What I know: Some previously healthy sites that have made no changes other than adding 10%-30% new pages have been badly hurt in the SERP's. BUT others have done same with no ill effect at all.

Since the addition of pages in and of itself did not necessarily hurt all sites, it must have something to do with other factors, where the addtion of pages was only some sort of red flag (if there is anything to this at all).

Possible issues connected to adding lots of new pages: Too many similar pages (dup filters); too little or difused PR such that the new pages dropped the site below certain hurdles; rate of growth that was too fast for G's liking; other?

Powdork

11:53 pm on Nov 5, 2004 (gmt 0)

WebmasterWorld Senior Member 10+ Year Member



Yes I have been in that other thread and that is why I would consider the noindex, nofollow. However, G still crawls pages with noindex, nofollow so that may mean that these pages could be used in whatever computation determines a dupe filter or sandbox thingy.
I think instead I will link to these pages with a link called from an external js file that lies in a robots.txt protected folder.
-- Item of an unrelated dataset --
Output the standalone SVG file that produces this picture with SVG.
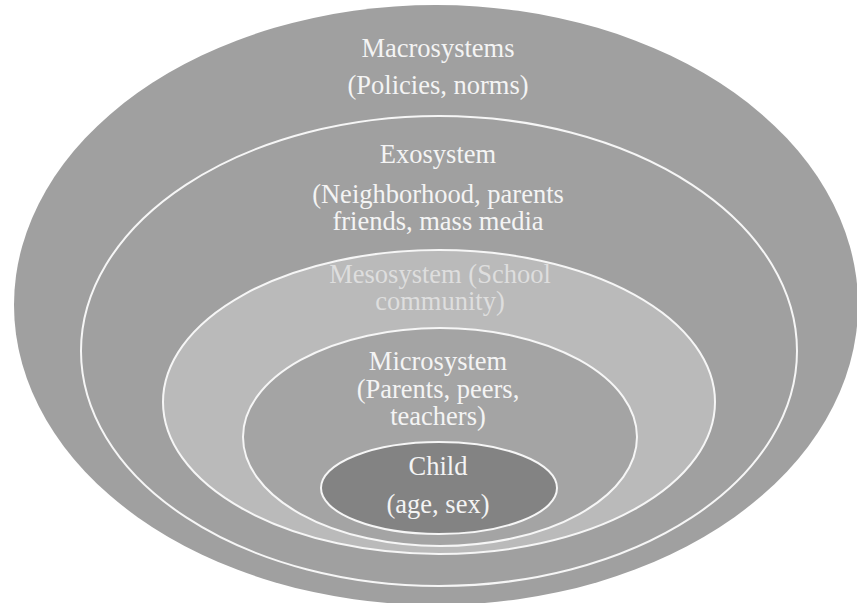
<svg xmlns="http://www.w3.org/2000/svg" width="857" height="603" viewBox="0 0 857 603">
<style>
.lbl{font-family:"Liberation Serif","Times New Roman",serif;font-size:26.5px;fill:#f4f4f4;text-anchor:middle}
.meso{fill:#dedede}
.ring{stroke:#f6f6f6;stroke-width:2}
</style>
<rect width="857" height="603" fill="#ffffff"/>
<g id="macrosystem">
<ellipse cx="436" cy="305" rx="422" ry="300" fill="#a0a0a0"/>
<text class="lbl" x="438" y="57">Macrosystems</text>
<text class="lbl" x="438" y="94">(Policies, norms)</text>
</g>
<g id="exosystem">
<ellipse class="ring" cx="439" cy="351" rx="358" ry="235" fill="#a0a0a0"/>
<text class="lbl" x="438" y="163">Exosystem</text>
<text class="lbl" x="438" y="203">(Neighborhood, parents</text>
<text class="lbl" x="438" y="230">friends, mass media</text>
</g>
<g id="mesosystem">
<ellipse class="ring" cx="439" cy="402" rx="276" ry="152" fill="#bababa"/>
<text class="lbl meso" x="440" y="283">Mesosystem (School</text>
<text class="lbl meso" x="440" y="310">community)</text>
</g>
<g id="microsystem">
<ellipse class="ring" cx="440" cy="437" rx="197" ry="109" fill="#a4a4a4"/>
<text class="lbl" x="438" y="370">Microsystem</text>
<text class="lbl" x="438" y="398">(Parents, peers,</text>
<text class="lbl" x="438" y="425">teachers)</text>
</g>
<g id="child">
<ellipse class="ring" cx="439" cy="488" rx="118" ry="46" fill="#838383"/>
<text class="lbl" x="438" y="475">Child</text>
<text class="lbl" x="438" y="513">(age, sex)</text>
</g>
<g id="connectors"/>
</svg>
Will any of this bother the folks at adsense or adwords, given that I will probably be using both for the pages?

Powdork

5:35 am on Nov 8, 2004 (gmt 0)

WebmasterWorld Senior Member 10+ Year Member



just so i'm sure.

User-agent: Googlebot
Disallow: /shopping/

That (in robots.txt) will keep Googlebot from seeing the directory that includes the duplicate content, but will allow G to see shopping.htm, which has unique content only. Additionally, it won't keep anyone else from seeing it. Right?